**Data segment**
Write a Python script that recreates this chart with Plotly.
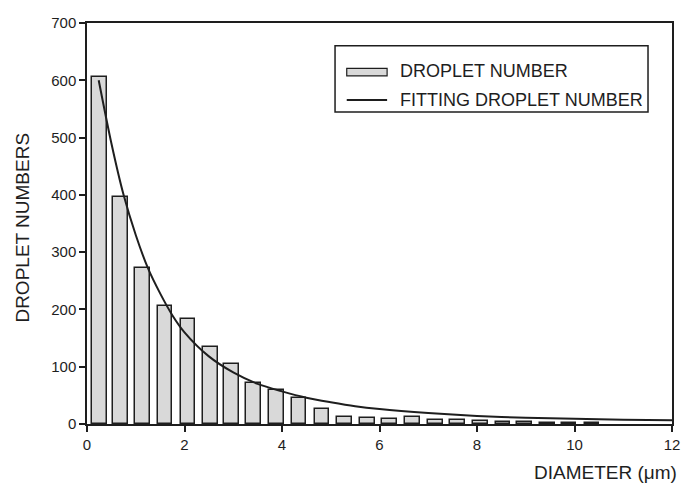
import plotly.graph_objects as go

# Droplet size histogram (bin centres in micrometres) and counts
diameter_bins = [0.25, 0.69, 1.14, 1.60, 2.07, 2.53, 2.97, 3.42, 3.89, 4.35, 4.82, 5.28,
                 5.75, 6.21, 6.68, 7.15, 7.60, 8.07, 8.53, 8.98, 9.44, 9.89, 10.36]
droplet_counts = [606, 396, 273, 206, 183, 135, 104, 71, 59, 46, 27, 13,
                  11, 9, 13, 7, 7, 6, 4, 3, 2, 1.5, 1]

# Fitted distribution curve sampled along the diameter axis
fit_diameter = [0.24, 0.5, 0.75, 1.0, 1.25, 1.5, 1.75, 2.0, 2.5, 3.0, 3.5, 4.0, 4.5,
                5.0, 5.5, 6.0, 7.0, 8.0, 9.0, 10.0, 11.0, 12.0]
fit_counts = [600, 490, 400, 330, 272, 228, 190, 160, 118, 90, 70, 57, 46,
              38, 31, 26, 19, 14, 11, 9, 7.5, 6.5]

x_ticks = [0, 2, 4, 6, 8, 10, 12]
y_ticks = [0, 100, 200, 300, 400, 500, 600, 700]

FONT = "Liberation Sans, Arial, sans-serif"
INK = "#1e1e1e"

fig = go.Figure()
fig.add_trace(go.Bar(
    x=diameter_bins, y=droplet_counts, width=0.30,
    marker=dict(color="#d9d9d9", line=dict(color=INK, width=1.5)),
    name="DROPLET NUMBER", showlegend=False,
))
fig.add_trace(go.Scatter(
    x=fit_diameter, y=fit_counts, mode="lines",
    line=dict(color=INK, width=2, shape="spline", smoothing=0.8),
    name="FITTING DROPLET NUMBER", showlegend=False,
))

# Boxed legend drawn in paper coordinates
shapes = [
    dict(type="rect", xref="paper", yref="paper", x0=0.424, x1=0.959, y0=0.778, y1=0.943,
         line=dict(color=INK, width=1.5), fillcolor="white", layer="above"),
    dict(type="rect", xref="paper", yref="paper", x0=0.444, x1=0.513, y0=0.868, y1=0.887,
         line=dict(color=INK, width=1.2), fillcolor="#d9d9d9", layer="above"),
    dict(type="line", xref="paper", yref="paper", x0=0.444, x1=0.513, y0=0.808, y1=0.808,
         line=dict(color=INK, width=2), layer="above"),
]
annotations = [
    dict(text="DROPLET NUMBER", xref="paper", yref="paper", x=0.532, y=0.880,
         xanchor="left", yanchor="middle", showarrow=False,
         font=dict(family=FONT, size=18, color=INK)),
    dict(text="FITTING DROPLET NUMBER", xref="paper", yref="paper", x=0.532, y=0.808,
         xanchor="left", yanchor="middle", showarrow=False,
         font=dict(family=FONT, size=18, color=INK)),
    dict(text="DROPLET NUMBERS", xref="paper", yref="paper", x=-0.111, y=0.49,
         xanchor="center", yanchor="middle", textangle=-90, showarrow=False,
         font=dict(family=FONT, size=19, color=INK)),
    dict(text="DIAMETER (\u03bcm)", xref="paper", yref="paper", x=1.012, y=-0.12,
         xanchor="right", yanchor="middle", showarrow=False,
         font=dict(family=FONT, size=19, color=INK)),
]

fig.update_layout(
    width=681, height=490,
    margin=dict(l=87, r=9, t=23, b=66),
    paper_bgcolor="white", plot_bgcolor="white",
    font=dict(family=FONT, size=14, color=INK),
    shapes=shapes, annotations=annotations,
    bargap=0,
)
fig.update_xaxes(
    range=[0, 12], tickvals=x_ticks, ticktext=[str(v) for v in x_ticks],
    showgrid=False, zeroline=False, showline=True, linecolor=INK, linewidth=1.5,
    mirror=True, ticks="outside", ticklen=6, tickwidth=1.5, tickcolor=INK,
    tickfont=dict(family=FONT, size=15, color=INK), automargin=False,
)
fig.update_yaxes(
    range=[0, 700], tickvals=y_ticks, ticktext=[str(v) for v in y_ticks],
    showgrid=False, zeroline=False, showline=True, linecolor=INK, linewidth=1.5,
    mirror=True, ticks="outside", ticklen=6, tickwidth=1.5, tickcolor=INK,
    tickfont=dict(family=FONT, size=15, color=INK), automargin=False,
)

fig.write_html("out.html")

**Task objective**
Without any pictures, reproduce the lines from the first one in the material through the line that has "11, 9, 13, 7, 7, 6, 4, 3, 2, 1.5, 1]", exactly as they appear.

**Task answer**
Write a Python script that recreates this chart with Plotly.
import plotly.graph_objects as go

# Droplet size histogram (bin centres in micrometres) and counts
diameter_bins = [0.25, 0.69, 1.14, 1.60, 2.07, 2.53, 2.97, 3.42, 3.89, 4.35, 4.82, 5.28,
                 5.75, 6.21, 6.68, 7.15, 7.60, 8.07, 8.53, 8.98, 9.44, 9.89, 10.36]
droplet_counts = [606, 396, 273, 206, 183, 135, 104, 71, 59, 46, 27, 13,
                  11, 9, 13, 7, 7, 6, 4, 3, 2, 1.5, 1]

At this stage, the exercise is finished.